> _Goal_: Write the lines out again, from the top of the material to the line containing "2.3, 1.7, 1.6];", pictures excluded.

> _Recorded data_:
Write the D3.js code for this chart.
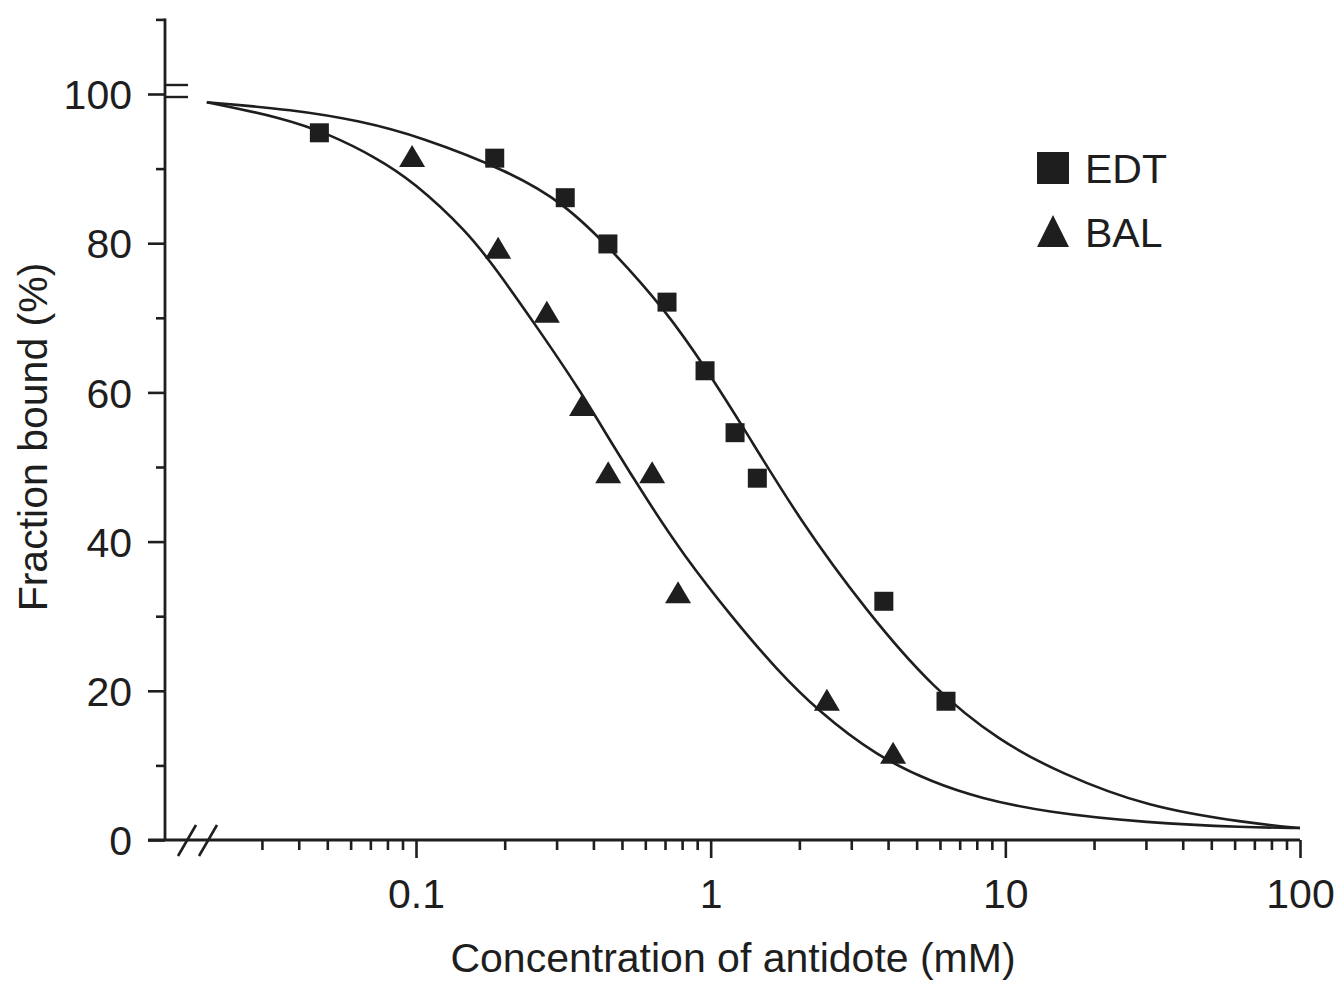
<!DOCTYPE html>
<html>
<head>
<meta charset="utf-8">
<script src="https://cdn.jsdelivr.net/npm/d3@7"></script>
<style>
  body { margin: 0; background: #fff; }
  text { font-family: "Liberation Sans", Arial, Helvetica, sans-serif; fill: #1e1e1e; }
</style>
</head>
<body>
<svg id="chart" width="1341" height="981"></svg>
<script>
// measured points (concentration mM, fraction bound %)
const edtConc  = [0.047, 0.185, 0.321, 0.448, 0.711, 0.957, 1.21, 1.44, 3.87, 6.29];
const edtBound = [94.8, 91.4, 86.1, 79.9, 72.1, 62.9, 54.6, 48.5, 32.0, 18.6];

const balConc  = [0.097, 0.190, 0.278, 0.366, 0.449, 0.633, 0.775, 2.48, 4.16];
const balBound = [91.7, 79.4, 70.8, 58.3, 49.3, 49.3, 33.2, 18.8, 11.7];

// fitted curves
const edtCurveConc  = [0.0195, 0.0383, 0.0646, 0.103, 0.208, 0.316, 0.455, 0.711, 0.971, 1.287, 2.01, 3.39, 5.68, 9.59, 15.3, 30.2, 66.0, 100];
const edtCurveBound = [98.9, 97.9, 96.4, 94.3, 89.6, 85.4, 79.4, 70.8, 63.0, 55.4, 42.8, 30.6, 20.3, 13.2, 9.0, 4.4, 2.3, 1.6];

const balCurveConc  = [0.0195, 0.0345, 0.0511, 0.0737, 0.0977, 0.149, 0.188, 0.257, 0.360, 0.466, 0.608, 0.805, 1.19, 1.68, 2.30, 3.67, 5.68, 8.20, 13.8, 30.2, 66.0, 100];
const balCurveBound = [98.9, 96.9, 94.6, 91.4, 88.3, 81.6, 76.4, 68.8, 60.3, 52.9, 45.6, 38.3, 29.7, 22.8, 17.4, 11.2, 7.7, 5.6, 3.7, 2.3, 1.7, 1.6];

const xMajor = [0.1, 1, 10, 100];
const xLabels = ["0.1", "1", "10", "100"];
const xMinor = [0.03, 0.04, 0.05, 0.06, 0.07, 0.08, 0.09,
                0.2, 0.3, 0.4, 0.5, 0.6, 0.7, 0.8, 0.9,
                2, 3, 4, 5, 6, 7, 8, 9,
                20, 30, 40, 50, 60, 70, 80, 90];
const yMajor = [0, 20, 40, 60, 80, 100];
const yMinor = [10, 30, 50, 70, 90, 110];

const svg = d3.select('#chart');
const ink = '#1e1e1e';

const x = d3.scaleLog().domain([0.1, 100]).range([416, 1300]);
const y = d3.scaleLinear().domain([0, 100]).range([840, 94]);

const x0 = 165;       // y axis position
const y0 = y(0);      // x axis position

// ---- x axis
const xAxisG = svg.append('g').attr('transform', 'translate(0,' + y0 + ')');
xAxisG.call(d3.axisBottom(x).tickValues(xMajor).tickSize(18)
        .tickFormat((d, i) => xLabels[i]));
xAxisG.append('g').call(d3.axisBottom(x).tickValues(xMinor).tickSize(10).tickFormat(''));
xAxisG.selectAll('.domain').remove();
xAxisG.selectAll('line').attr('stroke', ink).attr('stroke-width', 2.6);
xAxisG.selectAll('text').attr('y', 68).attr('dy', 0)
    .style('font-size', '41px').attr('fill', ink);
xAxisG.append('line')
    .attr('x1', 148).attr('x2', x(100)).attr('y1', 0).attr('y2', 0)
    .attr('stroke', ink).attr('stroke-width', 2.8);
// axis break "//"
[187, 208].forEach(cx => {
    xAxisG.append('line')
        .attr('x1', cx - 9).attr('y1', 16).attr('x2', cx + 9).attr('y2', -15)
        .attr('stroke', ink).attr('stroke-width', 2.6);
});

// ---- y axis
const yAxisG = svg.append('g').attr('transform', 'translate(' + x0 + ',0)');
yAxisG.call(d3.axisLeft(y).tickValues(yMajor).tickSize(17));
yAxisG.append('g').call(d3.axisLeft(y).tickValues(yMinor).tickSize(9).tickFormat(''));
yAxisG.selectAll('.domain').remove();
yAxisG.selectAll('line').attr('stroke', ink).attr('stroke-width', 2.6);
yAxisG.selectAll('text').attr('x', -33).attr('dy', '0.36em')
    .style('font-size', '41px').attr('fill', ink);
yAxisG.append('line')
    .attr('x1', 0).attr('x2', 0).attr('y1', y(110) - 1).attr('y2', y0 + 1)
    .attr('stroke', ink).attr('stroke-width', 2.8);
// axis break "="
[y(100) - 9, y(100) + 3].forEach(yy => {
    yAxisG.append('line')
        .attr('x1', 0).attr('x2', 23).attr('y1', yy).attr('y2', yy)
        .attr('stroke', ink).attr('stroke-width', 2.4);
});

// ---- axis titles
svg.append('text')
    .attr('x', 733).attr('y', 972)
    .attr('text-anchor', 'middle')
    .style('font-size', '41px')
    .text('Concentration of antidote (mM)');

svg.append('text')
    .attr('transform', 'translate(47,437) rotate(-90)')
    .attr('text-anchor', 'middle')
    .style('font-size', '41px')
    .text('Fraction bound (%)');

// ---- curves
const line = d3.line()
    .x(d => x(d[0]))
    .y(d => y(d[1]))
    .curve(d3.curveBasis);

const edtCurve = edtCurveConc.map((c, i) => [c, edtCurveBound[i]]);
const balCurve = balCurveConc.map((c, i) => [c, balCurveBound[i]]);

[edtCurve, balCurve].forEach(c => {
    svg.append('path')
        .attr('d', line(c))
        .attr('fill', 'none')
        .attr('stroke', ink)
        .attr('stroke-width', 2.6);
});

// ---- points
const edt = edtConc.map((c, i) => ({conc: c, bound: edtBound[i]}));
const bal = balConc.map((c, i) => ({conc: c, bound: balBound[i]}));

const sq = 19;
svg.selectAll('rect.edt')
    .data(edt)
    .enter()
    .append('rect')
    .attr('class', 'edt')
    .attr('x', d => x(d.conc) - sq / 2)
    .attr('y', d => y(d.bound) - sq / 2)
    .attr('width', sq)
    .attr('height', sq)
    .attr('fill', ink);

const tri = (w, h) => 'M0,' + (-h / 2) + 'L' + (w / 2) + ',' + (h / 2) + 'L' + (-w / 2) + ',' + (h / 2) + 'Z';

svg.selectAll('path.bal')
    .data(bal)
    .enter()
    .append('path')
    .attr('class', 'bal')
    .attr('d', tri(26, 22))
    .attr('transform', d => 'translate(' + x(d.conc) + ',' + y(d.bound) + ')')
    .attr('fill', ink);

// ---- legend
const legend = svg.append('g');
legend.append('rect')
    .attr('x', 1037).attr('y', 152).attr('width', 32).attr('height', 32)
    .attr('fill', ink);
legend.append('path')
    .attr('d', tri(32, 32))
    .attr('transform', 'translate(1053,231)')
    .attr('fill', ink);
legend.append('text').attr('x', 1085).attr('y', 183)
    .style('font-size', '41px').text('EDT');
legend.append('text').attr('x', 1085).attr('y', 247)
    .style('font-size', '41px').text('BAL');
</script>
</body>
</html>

> _Reply_:
Write the D3.js code for this chart.
<!DOCTYPE html>
<html>
<head>
<meta charset="utf-8">
<script src="https://cdn.jsdelivr.net/npm/d3@7"></script>
<style>
  body { margin: 0; background: #fff; }
  text { font-family: "Liberation Sans", Arial, Helvetica, sans-serif; fill: #1e1e1e; }
</style>
</head>
<body>
<svg id="chart" width="1341" height="981"></svg>
<script>
// measured points (concentration mM, fraction bound %)
const edtConc  = [0.047, 0.185, 0.321, 0.448, 0.711, 0.957, 1.21, 1.44, 3.87, 6.29];
const edtBound = [94.8, 91.4, 86.1, 79.9, 72.1, 62.9, 54.6, 48.5, 32.0, 18.6];

const balConc  = [0.097, 0.190, 0.278, 0.366, 0.449, 0.633, 0.775, 2.48, 4.16];
const balBound = [91.7, 79.4, 70.8, 58.3, 49.3, 49.3, 33.2, 18.8, 11.7];

// fitted curves
const edtCurveConc  = [0.0195, 0.0383, 0.0646, 0.103, 0.208, 0.316, 0.455, 0.711, 0.971, 1.287, 2.01, 3.39, 5.68, 9.59, 15.3, 30.2, 66.0, 100];
const edtCurveBound = [98.9, 97.9, 96.4, 94.3, 89.6, 85.4, 79.4, 70.8, 63.0, 55.4, 42.8, 30.6, 20.3, 13.2, 9.0, 4.4, 2.3, 1.6];

const balCurveConc  = [0.0195, 0.0345, 0.0511, 0.0737, 0.0977, 0.149, 0.188, 0.257, 0.360, 0.466, 0.608, 0.805, 1.19, 1.68, 2.30, 3.67, 5.68, 8.20, 13.8, 30.2, 66.0, 100];
const balCurveBound = [98.9, 96.9, 94.6, 91.4, 88.3, 81.6, 76.4, 68.8, 60.3, 52.9, 45.6, 38.3, 29.7, 22.8, 17.4, 11.2, 7.7, 5.6, 3.7, 2.3, 1.7, 1.6];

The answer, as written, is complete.